The history of England is a long and complex affair. One the details of which I’ve managed to avoid for most of my life. Lists of kings going back 2 thousand years; who needs it? You just kind’a pick it up as you go along. A bit like geography. I learned the cities of our nation by the quality of their football teams. So Manchester, Leeds, Burnley and Coventry were BIG places because they had (then) First Division football teams. Whereas Plymouth, Oldham and Norwich were rubbish places with shitty lower league teams. Birmingham was a problem. Because Birmingham City were lowly, so didn’t count for nuffink, whereas Aston Villa and West Brom were big, but didn’t say where they were from. The best teams all came from London anyway, so it wasn’t THAT important. At the time. Nor now really.

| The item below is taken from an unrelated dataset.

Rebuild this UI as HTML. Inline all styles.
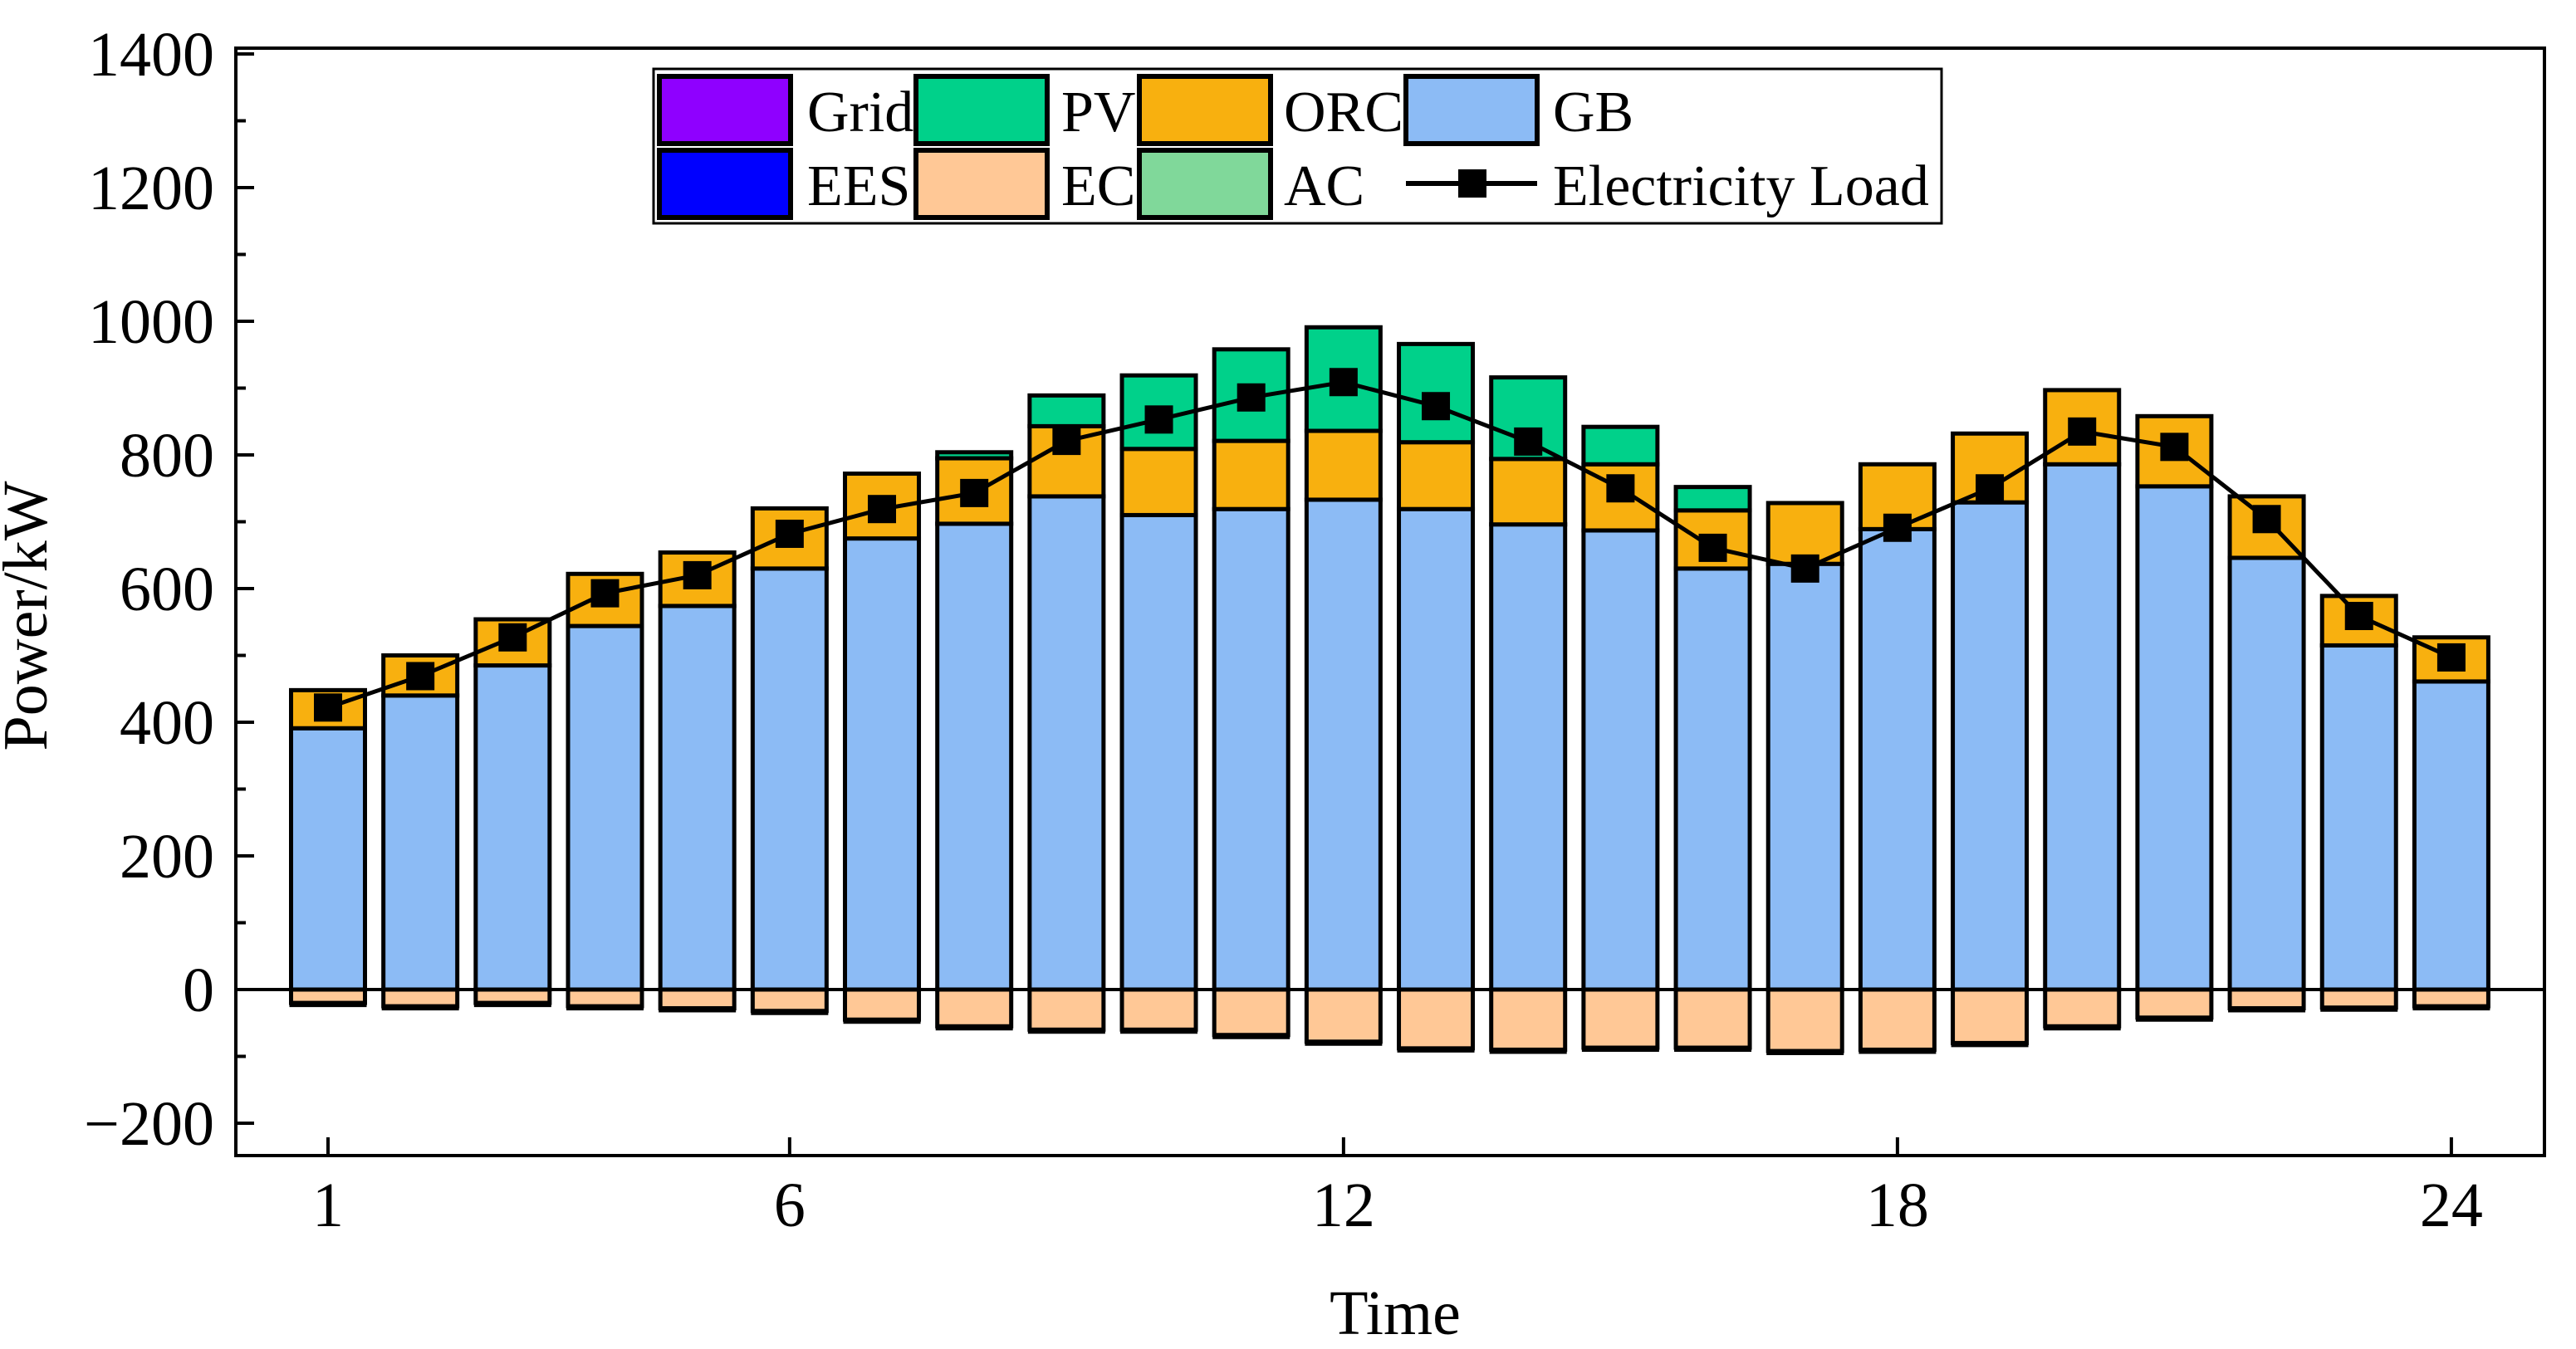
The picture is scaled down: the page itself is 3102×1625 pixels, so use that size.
<!DOCTYPE html>
<html><head><meta charset="utf-8"><style>
html,body{margin:0;padding:0;background:#fff;}
svg{display:block;font-family:"Liberation Serif",serif;}
</style></head><body>
<svg id="chart" width="3102" height="1625" viewBox="0 0 3102 1625" xmlns="http://www.w3.org/2000/svg">
<g id="bars"></g>
<g id="line"></g>
<g id="axes"></g>
<text x="1680" y="1607" font-size="76" text-anchor="middle">Time</text>
<text x="0" y="0" font-size="76" text-anchor="middle" transform="translate(56,742) rotate(-90)">Power/kW</text>
<g id="legend">
 <rect x="787" y="83" width="1551" height="186" fill="#fff" stroke="#000" stroke-width="3"/>
 <g><rect x="794" y="92" width="158" height="81" fill="#8F00FF" stroke="#000" stroke-width="6"/><text x="972" y="158" font-size="70">Grid</text></g>
 <g><rect x="1103" y="92" width="158" height="81" fill="#00D18A" stroke="#000" stroke-width="6"/><text x="1278" y="158" font-size="70">PV</text></g>
 <g><rect x="1372" y="92" width="158" height="81" fill="#F8B00F" stroke="#000" stroke-width="6"/><text x="1546" y="158" font-size="70">ORC</text></g>
 <g><rect x="1693" y="92" width="158" height="81" fill="#8CBBF5" stroke="#000" stroke-width="6"/><text x="1870" y="158" font-size="70">GB</text></g>
 <g><rect x="794" y="181" width="158" height="81" fill="#0000FF" stroke="#000" stroke-width="6"/><text x="972" y="247" font-size="70">EES</text></g>
 <g><rect x="1103" y="181" width="158" height="81" fill="#FFC896" stroke="#000" stroke-width="6"/><text x="1278" y="247" font-size="70">EC</text></g>
 <g><rect x="1372" y="181" width="158" height="81" fill="#80D89A" stroke="#000" stroke-width="6"/><text x="1546" y="247" font-size="70">AC</text></g>
 <g><line x1="1693" y1="221" x2="1851" y2="221" stroke="#000" stroke-width="6"/><rect x="1756" y="204" width="34" height="34" fill="#000"/><text x="1870" y="247" font-size="70">Electricity Load</text></g>
</g>
</svg>
<script>
const hours = [1,2,3,4,5,6,7,8,9,10,11,12,13,14,15,16,17,18,19,20,21,22,23,24];
const gb  = [391,440,485,544,574,630,675,697,738,710,719,733,719,696,687,630,637,689,729,786,753,646,515,461];
const orc = [57,60,69,78,80,90,97,98,105,99,102,103,100,98,99,87,91,97,103,111,105,92,74,66];
const pv  = [0,0,0,0,0,0,0,9,46,110,137,155,147,122,56,35,0,0,0,0,0,0,0,0];
const ec  = [-20,-25,-20,-25,-28,-32,-45,-55,-60,-60,-68,-78,-88,-90,-87,-87,-92,-90,-80,-55,-42,-28,-27,-25];
const load = [422,469,527,593,620,682,719,743,821,853,886,909,873,820,750,661,630,691,750,835,812,704,559,497];
const yTicks = [-200,0,200,400,600,800,1000,1200,1400];
const xTickLabels = [1,6,12,18,24];

const NS="http://www.w3.org/2000/svg";
const X0=395, DX=111.17, Y0=1192, KY=0.805;
function xs(h){return X0+(h-1)*DX;}
function ys(v){return Y0-v*KY;}
function mk(tag,attrs,parent){const e=document.createElementNS(NS,tag);for(const k in attrs)e.setAttribute(k,attrs[k]);parent.appendChild(e);return e;}
const bars=document.getElementById('bars'),line=document.getElementById('line'),axes=document.getElementById('axes');
const BW=89;
hours.forEach((h,i)=>{
  const cx=xs(h);
  let base=0;
  const segs=[['gb',gb[i],'#8CBBF5'],['orc',orc[i],'#F8B00F'],['pv',pv[i],'#00D18A']];
  segs.forEach(s=>{
    if(s[1]<=0)return;
    const r=mk('rect',{x:cx-BW/2,y:ys(base+s[1]),width:BW,height:s[1]*KY,fill:s[2],stroke:'#000','stroke-width':5},bars);
    
    
    base+=s[1];
  });
  const r=mk('rect',{x:cx-BW/2,y:Y0,width:BW,height:-ec[i]*KY,fill:'#FFC896',stroke:'#000','stroke-width':5},bars);
  
  
  const b=mk('line',{x1:cx-BW/2-2,x2:cx+BW/2+2,y1:ys(ec[i])+2,y2:ys(ec[i])+2,stroke:'#000','stroke-width':6},bars);
  
  
});
const pts=hours.map((h,i)=>xs(h)+','+ys(load[i])).join(' ');
const pl=mk('polyline',{points:pts,fill:'none',stroke:'#000','stroke-width':5},line);


hours.forEach((h,i)=>{
  const m=mk('rect',{x:xs(h)-17,y:ys(load[i])-17,width:34,height:34,fill:'#000'},line);
  
  
});
const L=284,R=3064,T=58,B=1392;
const fr=mk('rect',{x:L,y:T,width:R-L,height:B-T,fill:'none',stroke:'#000','stroke-width':4},axes);


const zl=mk('line',{x1:L,x2:R,y1:Y0,y2:Y0,stroke:'#000','stroke-width':4},axes);


yTicks.forEach(v=>{
  const t=mk('line',{x1:L,x2:L+22,y1:ys(v),y2:ys(v),stroke:'#000','stroke-width':4},axes);
  
  
  const lb=mk('text',{x:258,y:ys(v)+26,'font-size':76,'text-anchor':'end'},axes);
  lb.textContent=v<0?'\u2212'+(-v):String(v);
  
  
  if(v<1400){
    const m=mk('line',{x1:L,x2:L+12,y1:ys(v+100),y2:ys(v+100),stroke:'#000','stroke-width':4},axes);
    
    
  }
});
xTickLabels.forEach(h=>{
  const t=mk('line',{x1:xs(h),x2:xs(h),y1:B,y2:B-22,stroke:'#000','stroke-width':4},axes);
  
  
  const lb=mk('text',{x:xs(h),y:1477,'font-size':76,'text-anchor':'middle'},axes);
  lb.textContent=String(h);
  
  
});
</script>
</body></html>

While geography was football, history was more cricket. Because it was all about counties. Yorkshire, Lancashire, Essex. When they spoke of the War of the Roses I thought it had something to do with Geoffrey Boycott. And a box of chocolates.

Richard the 3rd was one of our many kings. In fact he was the last king of the house of York. Whatever that means. He was the last Plantagenet king. Again, no idea what one o’them might be. And he had a hunchback. Well, not a proper one but he suffered from scoliosis which curved his spine a bit. It was only when he was played by Kevin Spacey that he developed a proper hunchback. And an American accent. As if he didn’t have enough trouble already.

Richard (as I call him) died in 1485 at the Battle of Bosworth Field. He was a proper king. He led his troops into battle. Not for him, shagging his way round the assorted blondes of the European capitals, flying a helicopter or going round insulting exotic people in strange distant lands. He led from the front. Setting the example for heroics and, well, stupidity really, for every subsequent monarch to avoid like the fucking plague. He was the last one to die in battle.

And because his team lost that war, he was not properly buried but merely dumped into a hole in the ground in a car park in Leicester. Not very regal. Neither Leicester nor the car park. Though it wasn’t actually a car park when they dumped him. NCP didn’t exist until 1593 with the first multi-storey horse park.

It was a church. At that time. Later a car park. And a couple of years ago they found him (what was left of him) identified him as Richard and moved him, with all due modern pomp and ceremony, to Leicester Cathedral. Which they opened to the public yesterday. Queues round the block. Richard 3rd t-shirts, key-rings, hats, ice creams (special bent cones). They paraded the coffin around, as one tweet said ‘like the FA Cup on an open topped bus’ en route to his final place of rest.

Because Leicester is a scummy place. Their football team are currently languishing at the foot of the Premiership and the city’s main reason for being there is to make Walker’s Crisps.

They should bring the poor man to Westminster Abbey. Where he’ll be treated with the respect he deserves. And the ice cream’s better down here.